=== COLLECTED DATA ===

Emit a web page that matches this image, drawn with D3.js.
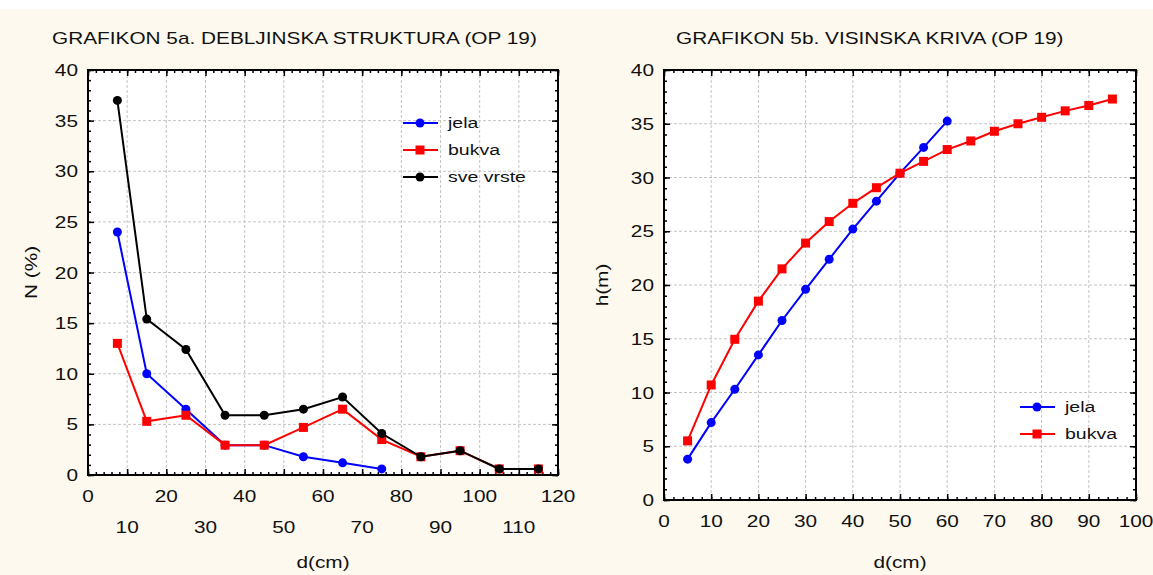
<!DOCTYPE html>
<html>
<head>
<meta charset="utf-8">
<script src="https://cdn.jsdelivr.net/npm/d3@7"></script>
<style>
  body { margin: 0; background: #fdf9ee; }
  text { font-family: "Liberation Sans", Arial, sans-serif; fill: #111; }
</style>
</head>
<body>
<script>
const w = 1153;
const h = 575;
const sx = 1.3; // text in the original is drawn wide

// Grafikon 5a - debljinska struktura
const debD = [7.5, 15, 25, 35, 45, 55, 65, 75, 85, 95, 105, 115];
const jelaN = [24.0, 10.0, 6.5, 2.95, 2.95, 1.8, 1.2, 0.6];
const bukvaN = [13.0, 5.3, 5.9, 2.95, 2.95, 4.7, 6.5, 3.5, 1.8, 2.4, 0.6, 0.6];
const sveN = [37.0, 15.4, 12.4, 5.9, 5.9, 6.5, 7.7, 4.1, 1.8, 2.4, 0.6, 0.6];

// Grafikon 5b - visinska kriva
const visD = [5, 10, 15, 20, 25, 30, 35, 40, 45, 50, 55, 60, 65, 70, 75, 80, 85, 90, 95];
const jelaH = [3.8, 7.2, 10.3, 13.5, 16.7, 19.6, 22.4, 25.2, 27.8, 30.4, 32.8, 35.25];
const bukvaH = [5.5, 10.7, 14.95, 18.5, 21.5, 23.9, 25.9, 27.6, 29.05, 30.4, 31.5, 32.6,
                33.4, 34.3, 35.0, 35.6, 36.2, 36.7, 37.3];

const xTicksA = [0, 10, 20, 30, 40, 50, 60, 70, 80, 90, 100, 110, 120];
const xTicksB = [0, 10, 20, 30, 40, 50, 60, 70, 80, 90, 100];
const yTicks = [0, 5, 10, 15, 20, 25, 30, 35, 40];

var svg = d3.select("body").append("svg")
  .attr("width", w)
  .attr("height", h);

svg.append("rect").attr("width", w).attr("height", h).attr("fill", "#fdf9ee");
svg.append("rect").attr("width", w).attr("height", 9).attr("fill", "#ffffff");

function wideText(g, x, y, str, size, anchor) {
  return g.append("text")
    .attr("transform", "translate(" + x + "," + y + ") scale(" + sx + ",1)")
    .attr("text-anchor", anchor || "start")
    .style("font-size", size + "px")
    .text(str);
}

function panel(cfg) {
  var x = d3.scaleLinear().domain(cfg.xDomain).range([cfg.left, cfg.right]);
  var y = d3.scaleLinear().domain([0, 40]).range([cfg.bottom, cfg.top]);
  var g = svg.append("g");

  g.append("rect")
    .attr("x", cfg.left).attr("y", cfg.top)
    .attr("width", cfg.right - cfg.left).attr("height", cfg.bottom - cfg.top)
    .attr("fill", "#ffffff");

  // grid
  g.append("g").selectAll("line").data(cfg.xTicks.slice(1, -1)).enter().append("line")
    .attr("x1", d => x(d)).attr("x2", d => x(d))
    .attr("y1", cfg.top).attr("y2", cfg.bottom)
    .attr("stroke", "#c4c4c4").attr("stroke-dasharray", "3,2");
  g.append("g").selectAll("line").data(yTicks.slice(1, -1)).enter().append("line")
    .attr("y1", d => y(d)).attr("y2", d => y(d))
    .attr("x1", cfg.left).attr("x2", cfg.right)
    .attr("stroke", "#c4c4c4").attr("stroke-dasharray", "3,2");

  // ticks, inward on all sides
  var xMinor = d3.range(cfg.xDomain[0], cfg.xDomain[1] + 0.01, 2);
  var yMinor = d3.range(0, 40.01, 1);
  function axisG(axis, tx, ty) {
    var a = g.append("g").attr("transform", "translate(" + tx + "," + ty + ")").call(axis);
    a.select(".domain").remove();
    a.selectAll("line").attr("stroke", "#000").attr("stroke-width", 1.5);
    a.selectAll("text").remove();
  }
  axisG(d3.axisBottom(x).tickValues(xMinor).tickSize(-3), 0, cfg.bottom);
  axisG(d3.axisBottom(x).tickValues(cfg.xTicks).tickSize(-6), 0, cfg.bottom);
  axisG(d3.axisTop(x).tickValues(xMinor).tickSize(-3), 0, cfg.top);
  axisG(d3.axisTop(x).tickValues(cfg.xTicks).tickSize(-6), 0, cfg.top);
  axisG(d3.axisLeft(y).tickValues(yMinor).tickSize(-3), cfg.left, 0);
  axisG(d3.axisLeft(y).tickValues(yTicks).tickSize(-6), cfg.left, 0);
  axisG(d3.axisRight(y).tickValues(yMinor).tickSize(-3), cfg.right, 0);
  axisG(d3.axisRight(y).tickValues(yTicks).tickSize(-6), cfg.right, 0);

  g.append("rect")
    .attr("x", cfg.left).attr("y", cfg.top)
    .attr("width", cfg.right - cfg.left).attr("height", cfg.bottom - cfg.top)
    .attr("fill", "none").attr("stroke", "#000").attr("stroke-width", 2);

  // tick labels
  yTicks.forEach(function(v) {
    wideText(g, cfg.left - 10, y(v) + 6, v, 16, "end");
  });
  cfg.xTicks.forEach(function(v, i) {
    var row = cfg.twoRows && (i % 2 == 1) ? 1 : 0;
    wideText(g, x(v), cfg.xLabelY + row * 31, v, 16, "middle");
  });

  wideText(g, cfg.titleX, 44, cfg.title, 16, "start");
  wideText(g, (cfg.left + cfg.right) / 2, 568, "d(cm)", 16, "middle");
  g.append("text")
    .attr("transform", "translate(" + cfg.yLabelX + "," + ((cfg.top + cfg.bottom) / 2) + ") rotate(-90) scale(" + sx + ",1)")
    .attr("text-anchor", "middle")
    .style("font-size", "16px")
    .text(cfg.yLabel);

  // series
  cfg.series.forEach(function(s) {
    var pts = s.values.map((v, i) => [cfg.xs[i], v]);
    g.append("path")
      .attr("d", d3.line().x(d => x(d[0])).y(d => y(d[1]))(pts))
      .attr("fill", "none").attr("stroke", s.color).attr("stroke-width", 2);
    drawMarkers(g, pts.map(p => [x(p[0]), y(p[1])]), s);
  });

  // legend
  cfg.series.forEach(function(s, i) {
    var ly = cfg.legendY + i * cfg.legendStep;
    g.append("line")
      .attr("x1", cfg.legendX).attr("x2", cfg.legendX + 35)
      .attr("y1", ly).attr("y2", ly)
      .attr("stroke", s.color).attr("stroke-width", 2);
    drawMarkers(g, [[cfg.legendX + 17, ly]], s);
    wideText(g, cfg.legendX + 45, ly + 5, s.name, 15, "start");
  });
}

function drawMarkers(g, pts, s) {
  if (s.shape == "square") {
    g.append("g").selectAll("rect").data(pts).enter().append("rect")
      .attr("x", d => d[0] - 4.5).attr("y", d => d[1] - 4.5)
      .attr("width", 9).attr("height", 9)
      .attr("fill", s.color);
  } else {
    g.append("g").selectAll("circle").data(pts).enter().append("circle")
      .attr("cx", d => d[0]).attr("cy", d => d[1])
      .attr("r", 4.5)
      .attr("fill", s.color);
  }
}

panel({
  left: 88, right: 558, top: 70, bottom: 475,
  xDomain: [0, 120], xTicks: xTicksA, twoRows: true, xLabelY: 502,
  xs: debD,
  title: "GRAFIKON 5a. DEBLJINSKA STRUKTURA (OP 19)", titleX: 52,
  yLabel: "N (%)", yLabelX: 37,
  legendX: 403, legendY: 123, legendStep: 27,
  series: [
    { name: "jela", values: jelaN, color: "#0000ff", shape: "circle" },
    { name: "bukva", values: bukvaN, color: "#ff0000", shape: "square" },
    { name: "sve vrste", values: sveN, color: "#000000", shape: "circle" }
  ]
});

panel({
  left: 664, right: 1136, top: 70, bottom: 500,
  xDomain: [0, 100], xTicks: xTicksB, twoRows: false, xLabelY: 527,
  xs: visD,
  title: "GRAFIKON 5b. VISINSKA KRIVA (OP 19)", titleX: 676,
  yLabel: "h(m)", yLabelX: 608,
  legendX: 1020, legendY: 407, legendStep: 27,
  series: [
    { name: "jela", values: jelaH, color: "#0000ff", shape: "circle" },
    { name: "bukva", values: bukvaH, color: "#ff0000", shape: "square" }
  ]
});
</script>
</body>
</html>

===

# [GIVEN INSTRUCTION]
Search the data for the string "drawn" and copy each line where it appears.

# [SOLUTION TO THE EXERCISE]
Emit a web page that matches this image, drawn with D3.js.
const sx = 1.3; // text in the original is drawn wide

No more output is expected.